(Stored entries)
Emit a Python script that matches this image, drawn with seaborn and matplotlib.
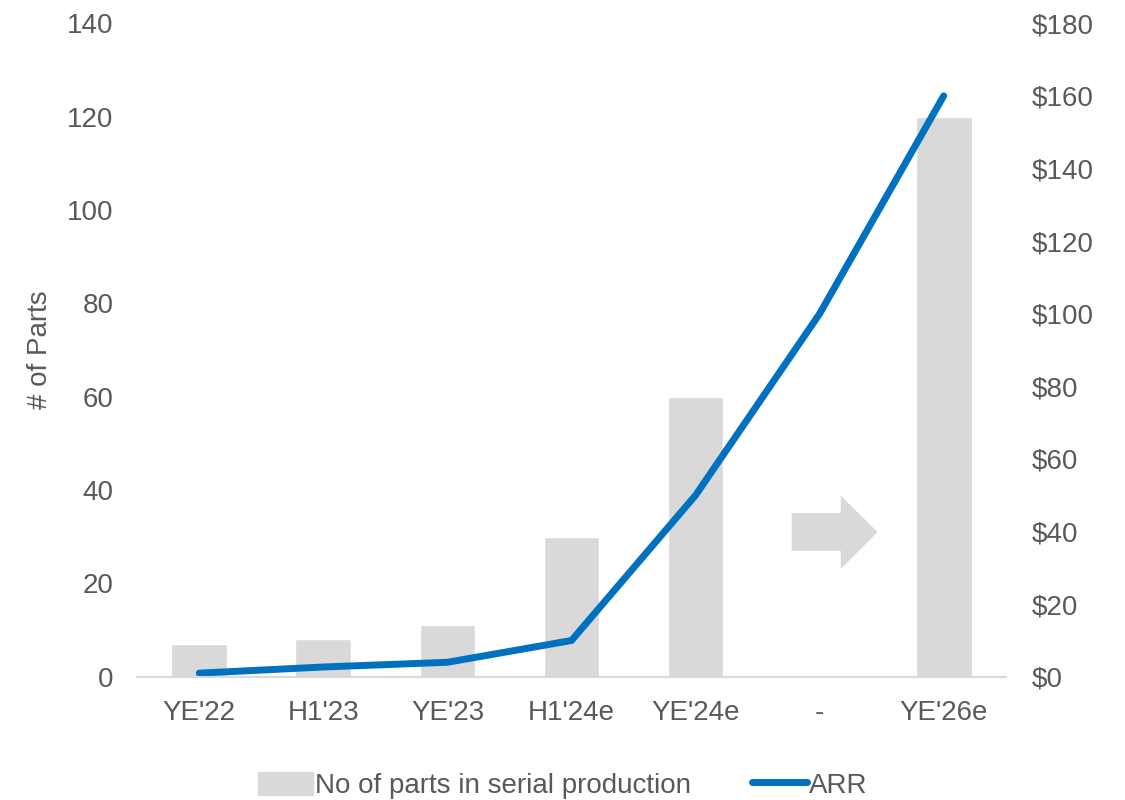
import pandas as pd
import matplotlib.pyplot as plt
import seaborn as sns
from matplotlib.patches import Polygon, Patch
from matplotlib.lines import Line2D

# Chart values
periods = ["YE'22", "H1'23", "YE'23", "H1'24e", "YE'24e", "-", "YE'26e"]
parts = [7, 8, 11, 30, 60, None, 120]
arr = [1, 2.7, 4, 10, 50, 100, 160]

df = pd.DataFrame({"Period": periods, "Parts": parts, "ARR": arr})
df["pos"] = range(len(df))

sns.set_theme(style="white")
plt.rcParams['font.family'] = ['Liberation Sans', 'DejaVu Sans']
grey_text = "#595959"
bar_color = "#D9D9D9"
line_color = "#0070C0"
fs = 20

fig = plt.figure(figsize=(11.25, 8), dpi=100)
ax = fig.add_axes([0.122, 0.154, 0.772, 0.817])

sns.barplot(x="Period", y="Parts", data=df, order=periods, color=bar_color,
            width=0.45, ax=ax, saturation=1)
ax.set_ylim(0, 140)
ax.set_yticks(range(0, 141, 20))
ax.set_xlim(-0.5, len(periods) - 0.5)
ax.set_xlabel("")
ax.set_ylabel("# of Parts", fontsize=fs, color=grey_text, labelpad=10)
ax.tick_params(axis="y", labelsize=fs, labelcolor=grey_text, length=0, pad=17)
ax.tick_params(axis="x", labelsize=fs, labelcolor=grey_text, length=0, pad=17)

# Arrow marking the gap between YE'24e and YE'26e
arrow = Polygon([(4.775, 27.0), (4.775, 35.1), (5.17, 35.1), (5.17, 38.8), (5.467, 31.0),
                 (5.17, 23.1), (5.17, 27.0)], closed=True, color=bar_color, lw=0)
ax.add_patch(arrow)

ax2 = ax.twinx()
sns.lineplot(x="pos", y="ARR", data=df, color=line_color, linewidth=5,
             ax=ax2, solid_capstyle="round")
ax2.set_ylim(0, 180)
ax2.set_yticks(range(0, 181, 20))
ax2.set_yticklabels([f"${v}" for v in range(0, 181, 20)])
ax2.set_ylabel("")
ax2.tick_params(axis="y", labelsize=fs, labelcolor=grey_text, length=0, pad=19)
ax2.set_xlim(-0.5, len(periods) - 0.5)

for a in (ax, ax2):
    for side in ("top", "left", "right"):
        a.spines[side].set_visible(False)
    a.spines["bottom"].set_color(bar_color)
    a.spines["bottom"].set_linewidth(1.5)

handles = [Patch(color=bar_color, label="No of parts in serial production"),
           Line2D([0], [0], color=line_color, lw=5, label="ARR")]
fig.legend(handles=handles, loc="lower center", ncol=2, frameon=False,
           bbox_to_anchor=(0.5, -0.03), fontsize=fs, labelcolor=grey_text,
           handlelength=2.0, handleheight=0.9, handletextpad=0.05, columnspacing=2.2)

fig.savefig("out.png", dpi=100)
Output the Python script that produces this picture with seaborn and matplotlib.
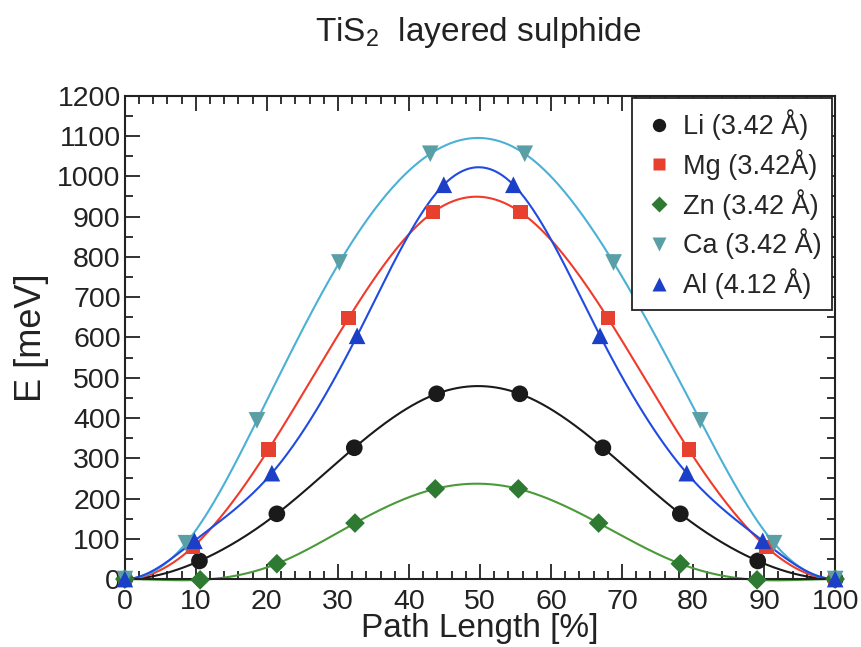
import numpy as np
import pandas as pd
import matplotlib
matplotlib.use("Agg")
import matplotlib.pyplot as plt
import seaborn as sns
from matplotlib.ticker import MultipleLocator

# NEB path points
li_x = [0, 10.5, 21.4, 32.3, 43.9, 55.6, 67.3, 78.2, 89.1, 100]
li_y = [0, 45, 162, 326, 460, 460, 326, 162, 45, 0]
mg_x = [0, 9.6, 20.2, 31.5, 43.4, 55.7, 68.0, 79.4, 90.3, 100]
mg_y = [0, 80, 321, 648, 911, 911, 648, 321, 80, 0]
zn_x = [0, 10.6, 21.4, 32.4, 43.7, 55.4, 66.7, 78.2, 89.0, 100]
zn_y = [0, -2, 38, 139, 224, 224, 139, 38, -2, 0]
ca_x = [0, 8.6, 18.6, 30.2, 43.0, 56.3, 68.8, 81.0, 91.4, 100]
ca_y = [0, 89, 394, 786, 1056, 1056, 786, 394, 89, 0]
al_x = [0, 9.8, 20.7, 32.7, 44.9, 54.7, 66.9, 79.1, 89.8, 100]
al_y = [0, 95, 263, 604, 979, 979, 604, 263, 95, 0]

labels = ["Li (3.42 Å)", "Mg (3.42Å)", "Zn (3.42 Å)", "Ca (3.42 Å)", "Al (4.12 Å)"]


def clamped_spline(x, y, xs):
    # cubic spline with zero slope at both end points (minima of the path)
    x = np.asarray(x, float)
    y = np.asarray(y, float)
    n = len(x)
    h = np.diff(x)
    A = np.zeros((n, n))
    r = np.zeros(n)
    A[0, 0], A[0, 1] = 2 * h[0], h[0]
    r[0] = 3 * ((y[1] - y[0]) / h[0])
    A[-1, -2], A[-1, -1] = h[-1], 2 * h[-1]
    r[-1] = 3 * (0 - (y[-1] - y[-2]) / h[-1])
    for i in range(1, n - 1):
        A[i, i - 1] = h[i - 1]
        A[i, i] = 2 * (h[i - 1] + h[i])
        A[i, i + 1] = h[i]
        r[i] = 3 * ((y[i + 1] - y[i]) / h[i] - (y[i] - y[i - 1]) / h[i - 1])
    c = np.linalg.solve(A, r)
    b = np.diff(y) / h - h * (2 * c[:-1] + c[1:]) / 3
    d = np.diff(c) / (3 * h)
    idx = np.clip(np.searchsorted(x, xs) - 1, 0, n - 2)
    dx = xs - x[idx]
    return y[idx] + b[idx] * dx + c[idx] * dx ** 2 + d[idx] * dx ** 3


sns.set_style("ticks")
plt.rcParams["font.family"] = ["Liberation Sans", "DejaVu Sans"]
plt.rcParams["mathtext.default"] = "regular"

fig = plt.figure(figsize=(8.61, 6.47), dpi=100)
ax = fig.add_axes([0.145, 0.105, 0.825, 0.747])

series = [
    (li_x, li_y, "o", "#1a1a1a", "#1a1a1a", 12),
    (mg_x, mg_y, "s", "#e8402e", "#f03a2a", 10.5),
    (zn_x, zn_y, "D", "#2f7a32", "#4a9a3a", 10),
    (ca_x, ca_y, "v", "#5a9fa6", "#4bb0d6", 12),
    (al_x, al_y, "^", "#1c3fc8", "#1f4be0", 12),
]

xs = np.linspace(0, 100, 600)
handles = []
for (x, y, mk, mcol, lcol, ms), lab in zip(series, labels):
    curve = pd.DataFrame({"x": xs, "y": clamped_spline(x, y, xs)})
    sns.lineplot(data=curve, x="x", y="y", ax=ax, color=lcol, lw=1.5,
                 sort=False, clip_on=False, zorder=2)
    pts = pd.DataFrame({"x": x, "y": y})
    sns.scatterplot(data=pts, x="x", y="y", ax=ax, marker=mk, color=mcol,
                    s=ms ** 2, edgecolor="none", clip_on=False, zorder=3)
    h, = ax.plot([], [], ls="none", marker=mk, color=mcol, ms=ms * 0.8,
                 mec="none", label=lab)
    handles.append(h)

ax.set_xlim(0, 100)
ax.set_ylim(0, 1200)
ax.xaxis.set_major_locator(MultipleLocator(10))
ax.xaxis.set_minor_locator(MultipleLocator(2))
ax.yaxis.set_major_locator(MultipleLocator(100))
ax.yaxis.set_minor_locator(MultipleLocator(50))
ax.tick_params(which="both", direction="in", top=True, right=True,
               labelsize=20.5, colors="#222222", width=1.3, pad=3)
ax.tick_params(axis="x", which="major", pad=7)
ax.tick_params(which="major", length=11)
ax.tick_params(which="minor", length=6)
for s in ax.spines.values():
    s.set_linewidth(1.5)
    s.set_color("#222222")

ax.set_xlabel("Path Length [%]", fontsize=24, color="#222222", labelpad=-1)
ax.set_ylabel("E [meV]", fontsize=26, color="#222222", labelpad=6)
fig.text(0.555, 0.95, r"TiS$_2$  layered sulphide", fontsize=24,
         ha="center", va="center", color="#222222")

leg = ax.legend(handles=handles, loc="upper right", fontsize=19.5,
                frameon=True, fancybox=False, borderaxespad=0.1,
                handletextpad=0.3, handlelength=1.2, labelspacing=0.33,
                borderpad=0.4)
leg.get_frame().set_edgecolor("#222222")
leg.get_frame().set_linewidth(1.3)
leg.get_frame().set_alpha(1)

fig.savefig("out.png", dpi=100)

_What is asked_
Up to and including the line containing "from matplotlib.lines import Line2D", repeat every line from the start of the data, but none of the pictures.

_Answer in full_
Emit a Python script that matches this image, drawn with seaborn and matplotlib.
import pandas as pd
import matplotlib.pyplot as plt
import seaborn as sns
from matplotlib.patches import Polygon, Patch
from matplotlib.lines import Line2D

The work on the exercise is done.